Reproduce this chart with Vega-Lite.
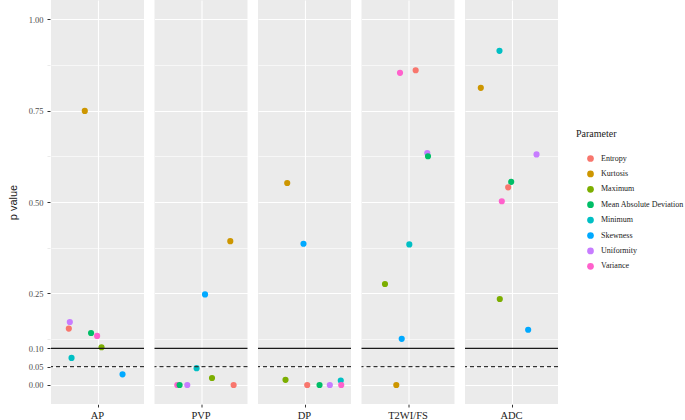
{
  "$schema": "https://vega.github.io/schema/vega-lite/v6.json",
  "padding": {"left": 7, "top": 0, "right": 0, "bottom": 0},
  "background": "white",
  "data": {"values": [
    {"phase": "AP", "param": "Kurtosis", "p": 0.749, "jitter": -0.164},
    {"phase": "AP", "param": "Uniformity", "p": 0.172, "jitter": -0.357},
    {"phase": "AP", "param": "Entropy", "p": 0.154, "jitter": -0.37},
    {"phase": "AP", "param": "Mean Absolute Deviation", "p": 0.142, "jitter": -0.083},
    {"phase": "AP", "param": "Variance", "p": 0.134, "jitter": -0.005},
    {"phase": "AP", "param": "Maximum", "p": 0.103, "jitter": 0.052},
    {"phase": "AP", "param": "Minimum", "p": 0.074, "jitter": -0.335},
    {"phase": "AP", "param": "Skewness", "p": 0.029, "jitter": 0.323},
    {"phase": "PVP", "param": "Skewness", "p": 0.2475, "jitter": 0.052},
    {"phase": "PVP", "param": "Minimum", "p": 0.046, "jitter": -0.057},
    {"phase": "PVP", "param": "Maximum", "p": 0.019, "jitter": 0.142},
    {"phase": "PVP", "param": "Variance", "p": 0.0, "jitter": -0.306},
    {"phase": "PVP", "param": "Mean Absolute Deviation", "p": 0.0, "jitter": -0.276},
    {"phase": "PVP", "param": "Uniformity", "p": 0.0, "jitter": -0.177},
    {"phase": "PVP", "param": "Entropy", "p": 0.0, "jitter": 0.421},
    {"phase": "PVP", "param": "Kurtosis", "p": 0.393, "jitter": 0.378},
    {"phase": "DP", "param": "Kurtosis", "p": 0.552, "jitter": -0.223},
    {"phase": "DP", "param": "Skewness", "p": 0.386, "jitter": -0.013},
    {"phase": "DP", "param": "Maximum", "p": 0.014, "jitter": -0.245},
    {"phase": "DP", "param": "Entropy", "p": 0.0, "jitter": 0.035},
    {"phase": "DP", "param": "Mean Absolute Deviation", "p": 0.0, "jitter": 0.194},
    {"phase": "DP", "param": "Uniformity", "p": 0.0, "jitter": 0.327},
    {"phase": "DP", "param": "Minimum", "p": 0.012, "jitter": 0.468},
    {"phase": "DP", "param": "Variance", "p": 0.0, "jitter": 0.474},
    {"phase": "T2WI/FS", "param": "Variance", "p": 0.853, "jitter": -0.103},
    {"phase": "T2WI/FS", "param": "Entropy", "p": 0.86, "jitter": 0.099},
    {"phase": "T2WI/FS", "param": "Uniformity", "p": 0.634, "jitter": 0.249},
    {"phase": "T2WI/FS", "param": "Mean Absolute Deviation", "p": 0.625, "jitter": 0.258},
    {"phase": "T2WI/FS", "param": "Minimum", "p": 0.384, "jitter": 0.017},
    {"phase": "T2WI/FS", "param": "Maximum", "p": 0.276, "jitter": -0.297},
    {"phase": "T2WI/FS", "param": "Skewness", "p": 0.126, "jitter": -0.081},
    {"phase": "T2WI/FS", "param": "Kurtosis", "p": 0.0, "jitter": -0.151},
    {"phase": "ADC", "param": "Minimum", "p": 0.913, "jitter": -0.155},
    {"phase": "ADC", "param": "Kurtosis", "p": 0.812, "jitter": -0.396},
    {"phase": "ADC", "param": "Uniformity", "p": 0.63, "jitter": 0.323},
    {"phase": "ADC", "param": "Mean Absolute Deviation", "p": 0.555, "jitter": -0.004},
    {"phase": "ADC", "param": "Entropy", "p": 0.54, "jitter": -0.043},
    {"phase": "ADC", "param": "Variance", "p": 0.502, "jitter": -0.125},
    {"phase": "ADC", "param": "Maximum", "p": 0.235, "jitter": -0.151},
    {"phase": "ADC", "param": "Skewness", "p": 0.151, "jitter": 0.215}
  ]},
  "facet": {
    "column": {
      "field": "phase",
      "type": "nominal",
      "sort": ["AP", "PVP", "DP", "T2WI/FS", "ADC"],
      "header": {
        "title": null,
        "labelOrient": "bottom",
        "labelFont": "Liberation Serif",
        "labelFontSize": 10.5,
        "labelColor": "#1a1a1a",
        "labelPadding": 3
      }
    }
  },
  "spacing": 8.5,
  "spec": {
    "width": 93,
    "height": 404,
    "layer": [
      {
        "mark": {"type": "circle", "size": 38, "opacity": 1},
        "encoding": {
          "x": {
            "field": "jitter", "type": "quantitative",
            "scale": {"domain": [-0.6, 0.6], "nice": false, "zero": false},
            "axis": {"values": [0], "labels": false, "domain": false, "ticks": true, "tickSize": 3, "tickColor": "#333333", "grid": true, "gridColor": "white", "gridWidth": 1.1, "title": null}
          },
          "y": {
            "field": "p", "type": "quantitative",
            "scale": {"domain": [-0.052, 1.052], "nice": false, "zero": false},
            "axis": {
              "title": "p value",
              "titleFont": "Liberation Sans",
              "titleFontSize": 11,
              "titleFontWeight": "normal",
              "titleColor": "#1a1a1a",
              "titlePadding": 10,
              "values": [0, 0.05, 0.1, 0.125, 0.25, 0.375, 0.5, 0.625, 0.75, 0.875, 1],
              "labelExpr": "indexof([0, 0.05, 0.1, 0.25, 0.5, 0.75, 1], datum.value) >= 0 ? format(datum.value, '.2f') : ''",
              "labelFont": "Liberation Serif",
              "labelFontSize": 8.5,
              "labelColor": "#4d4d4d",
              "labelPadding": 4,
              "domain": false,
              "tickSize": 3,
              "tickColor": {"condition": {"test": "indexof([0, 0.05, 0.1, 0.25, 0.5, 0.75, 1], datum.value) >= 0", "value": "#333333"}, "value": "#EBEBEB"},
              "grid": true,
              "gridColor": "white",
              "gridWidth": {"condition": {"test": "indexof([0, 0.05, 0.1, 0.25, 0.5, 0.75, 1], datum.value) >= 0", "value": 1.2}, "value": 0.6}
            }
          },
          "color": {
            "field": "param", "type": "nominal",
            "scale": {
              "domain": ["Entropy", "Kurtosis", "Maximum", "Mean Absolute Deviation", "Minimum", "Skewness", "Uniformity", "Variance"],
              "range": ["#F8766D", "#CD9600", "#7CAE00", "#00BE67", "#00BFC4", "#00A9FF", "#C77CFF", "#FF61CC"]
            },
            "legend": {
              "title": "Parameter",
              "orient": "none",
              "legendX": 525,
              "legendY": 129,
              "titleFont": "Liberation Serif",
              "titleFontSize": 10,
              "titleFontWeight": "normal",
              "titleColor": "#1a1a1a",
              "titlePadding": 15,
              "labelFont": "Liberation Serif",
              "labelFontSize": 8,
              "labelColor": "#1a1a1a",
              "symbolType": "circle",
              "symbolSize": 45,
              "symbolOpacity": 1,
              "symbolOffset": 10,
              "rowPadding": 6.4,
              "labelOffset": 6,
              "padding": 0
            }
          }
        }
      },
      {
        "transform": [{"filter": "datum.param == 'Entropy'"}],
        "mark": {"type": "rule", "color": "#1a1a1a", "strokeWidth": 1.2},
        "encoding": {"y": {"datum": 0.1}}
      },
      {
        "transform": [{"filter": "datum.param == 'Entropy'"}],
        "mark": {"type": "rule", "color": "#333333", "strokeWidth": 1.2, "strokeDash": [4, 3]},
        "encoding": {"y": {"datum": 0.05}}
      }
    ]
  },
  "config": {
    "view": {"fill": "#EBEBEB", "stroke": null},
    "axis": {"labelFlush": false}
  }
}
-------------------------
Would you set down the listing exactly, omitting pictures?

• Exercise result:
Reproduce this chart with Vega-Lite.
{
  "$schema": "https://vega.github.io/schema/vega-lite/v6.json",
  "padding": {"left": 7, "top": 0, "right": 0, "bottom": 0},
  "background": "white",
  "data": {"values": [
    {"phase": "AP", "param": "Kurtosis", "p": 0.749, "jitter": -0.164},
    {"phase": "AP", "param": "Uniformity", "p": 0.172, "jitter": -0.357},
    {"phase": "AP", "param": "Entropy", "p": 0.154, "jitter": -0.37},
    {"phase": "AP", "param": "Mean Absolute Deviation", "p": 0.142, "jitter": -0.083},
    {"phase": "AP", "param": "Variance", "p": 0.134, "jitter": -0.005},
    {"phase": "AP", "param": "Maximum", "p": 0.103, "jitter": 0.052},
    {"phase": "AP", "param": "Minimum", "p": 0.074, "jitter": -0.335},
    {"phase": "AP", "param": "Skewness", "p": 0.029, "jitter": 0.323},
    {"phase": "PVP", "param": "Skewness", "p": 0.2475, "jitter": 0.052},
    {"phase": "PVP", "param": "Minimum", "p": 0.046, "jitter": -0.057},
    {"phase": "PVP", "param": "Maximum", "p": 0.019, "jitter": 0.142},
    {"phase": "PVP", "param": "Variance", "p": 0.0, "jitter": -0.306},
    {"phase": "PVP", "param": "Mean Absolute Deviation", "p": 0.0, "jitter": -0.276},
    {"phase": "PVP", "param": "Uniformity", "p": 0.0, "jitter": -0.177},
    {"phase": "PVP", "param": "Entropy", "p": 0.0, "jitter": 0.421},
    {"phase": "PVP", "param": "Kurtosis", "p": 0.393, "jitter": 0.378},
    {"phase": "DP", "param": "Kurtosis", "p": 0.552, "jitter": -0.223},
    {"phase": "DP", "param": "Skewness", "p": 0.386, "jitter": -0.013},
    {"phase": "DP", "param": "Maximum", "p": 0.014, "jitter": -0.245},
    {"phase": "DP", "param": "Entropy", "p": 0.0, "jitter": 0.035},
    {"phase": "DP", "param": "Mean Absolute Deviation", "p": 0.0, "jitter": 0.194},
    {"phase": "DP", "param": "Uniformity", "p": 0.0, "jitter": 0.327},
    {"phase": "DP", "param": "Minimum", "p": 0.012, "jitter": 0.468},
    {"phase": "DP", "param": "Variance", "p": 0.0, "jitter": 0.474},
    {"phase": "T2WI/FS", "param": "Variance", "p": 0.853, "jitter": -0.103},
    {"phase": "T2WI/FS", "param": "Entropy", "p": 0.86, "jitter": 0.099},
    {"phase": "T2WI/FS", "param": "Uniformity", "p": 0.634, "jitter": 0.249},
    {"phase": "T2WI/FS", "param": "Mean Absolute Deviation", "p": 0.625, "jitter": 0.258},
    {"phase": "T2WI/FS", "param": "Minimum", "p": 0.384, "jitter": 0.017},
    {"phase": "T2WI/FS", "param": "Maximum", "p": 0.276, "jitter": -0.297},
    {"phase": "T2WI/FS", "param": "Skewness", "p": 0.126, "jitter": -0.081},
    {"phase": "T2WI/FS", "param": "Kurtosis", "p": 0.0, "jitter": -0.151},
    {"phase": "ADC", "param": "Minimum", "p": 0.913, "jitter": -0.155},
    {"phase": "ADC", "param": "Kurtosis", "p": 0.812, "jitter": -0.396},
    {"phase": "ADC", "param": "Uniformity", "p": 0.63, "jitter": 0.323},
    {"phase": "ADC", "param": "Mean Absolute Deviation", "p": 0.555, "jitter": -0.004},
    {"phase": "ADC", "param": "Entropy", "p": 0.54, "jitter": -0.043},
    {"phase": "ADC", "param": "Variance", "p": 0.502, "jitter": -0.125},
    {"phase": "ADC", "param": "Maximum", "p": 0.235, "jitter": -0.151},
    {"phase": "ADC", "param": "Skewness", "p": 0.151, "jitter": 0.215}
  ]},
  "facet": {
    "column": {
      "field": "phase",
      "type": "nominal",
      "sort": ["AP", "PVP", "DP", "T2WI/FS", "ADC"],
      "header": {
        "title": null,
        "labelOrient": "bottom",
        "labelFont": "Liberation Serif",
        "labelFontSize": 10.5,
        "labelColor": "#1a1a1a",
        "labelPadding": 3
      }
    }
  },
  "spacing": 8.5,
  "spec": {
    "width": 93,
    "height": 404,
    "layer": [
      {
        "mark": {"type": "circle", "size": 38, "opacity": 1},
        "encoding": {
          "x": {
            "field": "jitter", "type": "quantitative",
            "scale": {"domain": [-0.6, 0.6], "nice": false, "zero": false},
            "axis": {"values": [0], "labels": false, "domain": false, "ticks": true, "tickSize": 3, "tickColor": "#333333", "grid": true, "gridColor": "white", "gridWidth": 1.1, "title": null}
          },
          "y": {
            "field": "p", "type": "quantitative",
            "scale": {"domain": [-0.052, 1.052], "nice": false, "zero": false},
            "axis": {
              "title": "p value",
              "titleFont": "Liberation Sans",
              "titleFontSize": 11,
              "titleFontWeight": "normal",
              "titleColor": "#1a1a1a",
              "titlePadding": 10,
              "values": [0, 0.05, 0.1, 0.125, 0.25, 0.375, 0.5, 0.625, 0.75, 0.875, 1],
              "labelExpr": "indexof([0, 0.05, 0.1, 0.25, 0.5, 0.75, 1], datum.value) >= 0 ? format(datum.value, '.2f') : ''",
              "labelFont": "Liberation Serif",
              "labelFontSize": 8.5,
              "labelColor": "#4d4d4d",
              "labelPadding": 4,
              "domain": false,
              "tickSize": 3,
              "tickColor": {"condition": {"test": "indexof([0, 0.05, 0.1, 0.25, 0.5, 0.75, 1], datum.value) >= 0", "value": "#333333"}, "value": "#EBEBEB"},
              "grid": true,
              "gridColor": "white",
              "gridWidth": {"condition": {"test": "indexof([0, 0.05, 0.1, 0.25, 0.5, 0.75, 1], datum.value) >= 0", "value": 1.2}, "value": 0.6}
            }
          },
          "color": {
            "field": "param", "type": "nominal",
            "scale": {
              "domain": ["Entropy", "Kurtosis", "Maximum", "Mean Absolute Deviation", "Minimum", "Skewness", "Uniformity", "Variance"],
              "range": ["#F8766D", "#CD9600", "#7CAE00", "#00BE67", "#00BFC4", "#00A9FF", "#C77CFF", "#FF61CC"]
            },
            "legend": {
              "title": "Parameter",
              "orient": "none",
              "legendX": 525,
              "legendY": 129,
              "titleFont": "Liberation Serif",
              "titleFontSize": 10,
              "titleFontWeight": "normal",
              "titleColor": "#1a1a1a",
              "titlePadding": 15,
              "labelFont": "Liberation Serif",
              "labelFontSize": 8,
              "labelColor": "#1a1a1a",
              "symbolType": "circle",
              "symbolSize": 45,
              "symbolOpacity": 1,
              "symbolOffset": 10,
              "rowPadding": 6.4,
              "labelOffset": 6,
              "padding": 0
            }
          }
        }
      },
      {
        "transform": [{"filter": "datum.param == 'Entropy'"}],
        "mark": {"type": "rule", "color": "#1a1a1a", "strokeWidth": 1.2},
        "encoding": {"y": {"datum": 0.1}}
      },
      {
        "transform": [{"filter": "datum.param == 'Entropy'"}],
        "mark": {"type": "rule", "color": "#333333", "strokeWidth": 1.2, "strokeDash": [4, 3]},
        "encoding": {"y": {"datum": 0.05}}
      }
    ]
  },
  "config": {
    "view": {"fill": "#EBEBEB", "stroke": null},
    "axis": {"labelFlush": false}
  }
}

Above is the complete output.